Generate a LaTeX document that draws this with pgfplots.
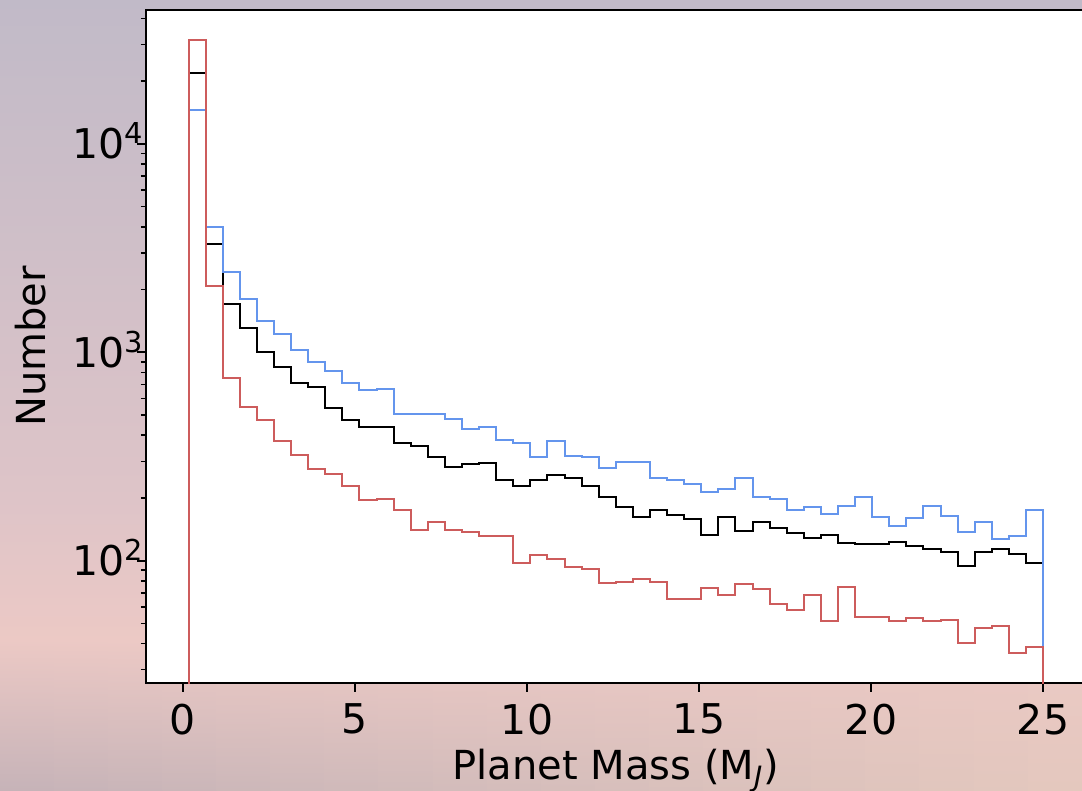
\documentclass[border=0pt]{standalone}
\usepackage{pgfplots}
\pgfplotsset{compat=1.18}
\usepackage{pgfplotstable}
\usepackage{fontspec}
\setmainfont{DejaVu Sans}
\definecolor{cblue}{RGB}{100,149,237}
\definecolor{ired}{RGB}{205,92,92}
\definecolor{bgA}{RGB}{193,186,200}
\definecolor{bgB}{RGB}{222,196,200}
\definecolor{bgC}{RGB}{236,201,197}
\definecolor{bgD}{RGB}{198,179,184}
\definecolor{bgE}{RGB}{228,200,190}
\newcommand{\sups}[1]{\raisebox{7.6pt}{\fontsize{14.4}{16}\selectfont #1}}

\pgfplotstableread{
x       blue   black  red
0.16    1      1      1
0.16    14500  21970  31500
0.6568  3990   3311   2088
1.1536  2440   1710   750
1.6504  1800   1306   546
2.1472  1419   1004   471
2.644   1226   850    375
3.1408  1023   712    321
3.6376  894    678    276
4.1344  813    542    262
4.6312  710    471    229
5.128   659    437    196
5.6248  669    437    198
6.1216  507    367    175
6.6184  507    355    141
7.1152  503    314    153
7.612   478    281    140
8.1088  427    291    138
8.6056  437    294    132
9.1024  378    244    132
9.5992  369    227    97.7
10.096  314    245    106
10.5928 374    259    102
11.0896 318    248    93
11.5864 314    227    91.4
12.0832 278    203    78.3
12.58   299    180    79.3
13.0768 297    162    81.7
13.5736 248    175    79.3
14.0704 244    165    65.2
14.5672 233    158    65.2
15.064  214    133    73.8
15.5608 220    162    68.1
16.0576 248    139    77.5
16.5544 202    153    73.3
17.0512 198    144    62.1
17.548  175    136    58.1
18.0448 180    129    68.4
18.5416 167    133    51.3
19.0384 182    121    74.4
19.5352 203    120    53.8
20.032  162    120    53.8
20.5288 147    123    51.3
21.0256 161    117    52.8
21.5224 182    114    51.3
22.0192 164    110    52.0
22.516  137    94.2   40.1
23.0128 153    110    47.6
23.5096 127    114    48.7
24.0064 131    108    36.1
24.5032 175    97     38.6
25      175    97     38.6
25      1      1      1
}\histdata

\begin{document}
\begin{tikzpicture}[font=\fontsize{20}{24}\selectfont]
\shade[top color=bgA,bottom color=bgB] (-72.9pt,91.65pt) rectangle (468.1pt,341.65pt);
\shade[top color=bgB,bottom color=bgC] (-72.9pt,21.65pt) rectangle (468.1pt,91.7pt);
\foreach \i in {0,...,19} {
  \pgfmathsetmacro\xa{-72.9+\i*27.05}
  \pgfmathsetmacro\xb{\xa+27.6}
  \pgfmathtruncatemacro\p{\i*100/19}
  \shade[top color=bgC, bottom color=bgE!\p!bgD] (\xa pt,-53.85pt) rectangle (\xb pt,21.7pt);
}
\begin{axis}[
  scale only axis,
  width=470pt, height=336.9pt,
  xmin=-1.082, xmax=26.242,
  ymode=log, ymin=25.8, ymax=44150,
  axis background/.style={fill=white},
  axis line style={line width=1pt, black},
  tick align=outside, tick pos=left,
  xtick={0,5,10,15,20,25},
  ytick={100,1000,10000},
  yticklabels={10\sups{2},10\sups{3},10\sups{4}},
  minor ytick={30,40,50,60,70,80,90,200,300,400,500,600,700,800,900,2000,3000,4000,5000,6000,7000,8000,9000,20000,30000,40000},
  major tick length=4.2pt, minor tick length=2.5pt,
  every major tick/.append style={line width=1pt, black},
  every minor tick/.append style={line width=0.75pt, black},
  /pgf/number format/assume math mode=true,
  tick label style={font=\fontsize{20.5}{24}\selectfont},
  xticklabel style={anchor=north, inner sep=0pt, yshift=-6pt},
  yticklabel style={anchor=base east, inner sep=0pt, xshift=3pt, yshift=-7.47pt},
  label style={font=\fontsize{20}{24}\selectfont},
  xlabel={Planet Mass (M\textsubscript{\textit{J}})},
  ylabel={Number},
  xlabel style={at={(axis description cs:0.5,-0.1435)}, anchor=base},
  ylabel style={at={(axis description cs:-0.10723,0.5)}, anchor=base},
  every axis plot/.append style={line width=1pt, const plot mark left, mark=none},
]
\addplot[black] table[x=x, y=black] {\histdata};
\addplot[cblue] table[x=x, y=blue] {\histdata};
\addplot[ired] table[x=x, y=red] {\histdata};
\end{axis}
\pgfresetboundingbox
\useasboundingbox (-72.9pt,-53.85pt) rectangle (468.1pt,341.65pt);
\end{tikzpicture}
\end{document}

——

* _EXERCISE BRIEF_:
Repeat the material above in full and exactly, omitting the pictures.

* _EXERCISE SOLUTION_:
Generate a LaTeX document that draws this with pgfplots.
\documentclass[border=0pt]{standalone}
\usepackage{pgfplots}
\pgfplotsset{compat=1.18}
\usepackage{pgfplotstable}
\usepackage{fontspec}
\setmainfont{DejaVu Sans}
\definecolor{cblue}{RGB}{100,149,237}
\definecolor{ired}{RGB}{205,92,92}
\definecolor{bgA}{RGB}{193,186,200}
\definecolor{bgB}{RGB}{222,196,200}
\definecolor{bgC}{RGB}{236,201,197}
\definecolor{bgD}{RGB}{198,179,184}
\definecolor{bgE}{RGB}{228,200,190}
\newcommand{\sups}[1]{\raisebox{7.6pt}{\fontsize{14.4}{16}\selectfont #1}}

\pgfplotstableread{
x       blue   black  red
0.16    1      1      1
0.16    14500  21970  31500
0.6568  3990   3311   2088
1.1536  2440   1710   750
1.6504  1800   1306   546
2.1472  1419   1004   471
2.644   1226   850    375
3.1408  1023   712    321
3.6376  894    678    276
4.1344  813    542    262
4.6312  710    471    229
5.128   659    437    196
5.6248  669    437    198
6.1216  507    367    175
6.6184  507    355    141
7.1152  503    314    153
7.612   478    281    140
8.1088  427    291    138
8.6056  437    294    132
9.1024  378    244    132
9.5992  369    227    97.7
10.096  314    245    106
10.5928 374    259    102
11.0896 318    248    93
11.5864 314    227    91.4
12.0832 278    203    78.3
12.58   299    180    79.3
13.0768 297    162    81.7
13.5736 248    175    79.3
14.0704 244    165    65.2
14.5672 233    158    65.2
15.064  214    133    73.8
15.5608 220    162    68.1
16.0576 248    139    77.5
16.5544 202    153    73.3
17.0512 198    144    62.1
17.548  175    136    58.1
18.0448 180    129    68.4
18.5416 167    133    51.3
19.0384 182    121    74.4
19.5352 203    120    53.8
20.032  162    120    53.8
20.5288 147    123    51.3
21.0256 161    117    52.8
21.5224 182    114    51.3
22.0192 164    110    52.0
22.516  137    94.2   40.1
23.0128 153    110    47.6
23.5096 127    114    48.7
24.0064 131    108    36.1
24.5032 175    97     38.6
25      175    97     38.6
25      1      1      1
}\histdata

\begin{document}
\begin{tikzpicture}[font=\fontsize{20}{24}\selectfont]
\shade[top color=bgA,bottom color=bgB] (-72.9pt,91.65pt) rectangle (468.1pt,341.65pt);
\shade[top color=bgB,bottom color=bgC] (-72.9pt,21.65pt) rectangle (468.1pt,91.7pt);
\foreach \i in {0,...,19} {
  \pgfmathsetmacro\xa{-72.9+\i*27.05}
  \pgfmathsetmacro\xb{\xa+27.6}
  \pgfmathtruncatemacro\p{\i*100/19}
  \shade[top color=bgC, bottom color=bgE!\p!bgD] (\xa pt,-53.85pt) rectangle (\xb pt,21.7pt);
}
\begin{axis}[
  scale only axis,
  width=470pt, height=336.9pt,
  xmin=-1.082, xmax=26.242,
  ymode=log, ymin=25.8, ymax=44150,
  axis background/.style={fill=white},
  axis line style={line width=1pt, black},
  tick align=outside, tick pos=left,
  xtick={0,5,10,15,20,25},
  ytick={100,1000,10000},
  yticklabels={10\sups{2},10\sups{3},10\sups{4}},
  minor ytick={30,40,50,60,70,80,90,200,300,400,500,600,700,800,900,2000,3000,4000,5000,6000,7000,8000,9000,20000,30000,40000},
  major tick length=4.2pt, minor tick length=2.5pt,
  every major tick/.append style={line width=1pt, black},
  every minor tick/.append style={line width=0.75pt, black},
  /pgf/number format/assume math mode=true,
  tick label style={font=\fontsize{20.5}{24}\selectfont},
  xticklabel style={anchor=north, inner sep=0pt, yshift=-6pt},
  yticklabel style={anchor=base east, inner sep=0pt, xshift=3pt, yshift=-7.47pt},
  label style={font=\fontsize{20}{24}\selectfont},
  xlabel={Planet Mass (M\textsubscript{\textit{J}})},
  ylabel={Number},
  xlabel style={at={(axis description cs:0.5,-0.1435)}, anchor=base},
  ylabel style={at={(axis description cs:-0.10723,0.5)}, anchor=base},
  every axis plot/.append style={line width=1pt, const plot mark left, mark=none},
]
\addplot[black] table[x=x, y=black] {\histdata};
\addplot[cblue] table[x=x, y=blue] {\histdata};
\addplot[ired] table[x=x, y=red] {\histdata};
\end{axis}
\pgfresetboundingbox
\useasboundingbox (-72.9pt,-53.85pt) rectangle (468.1pt,341.65pt);
\end{tikzpicture}
\end{document}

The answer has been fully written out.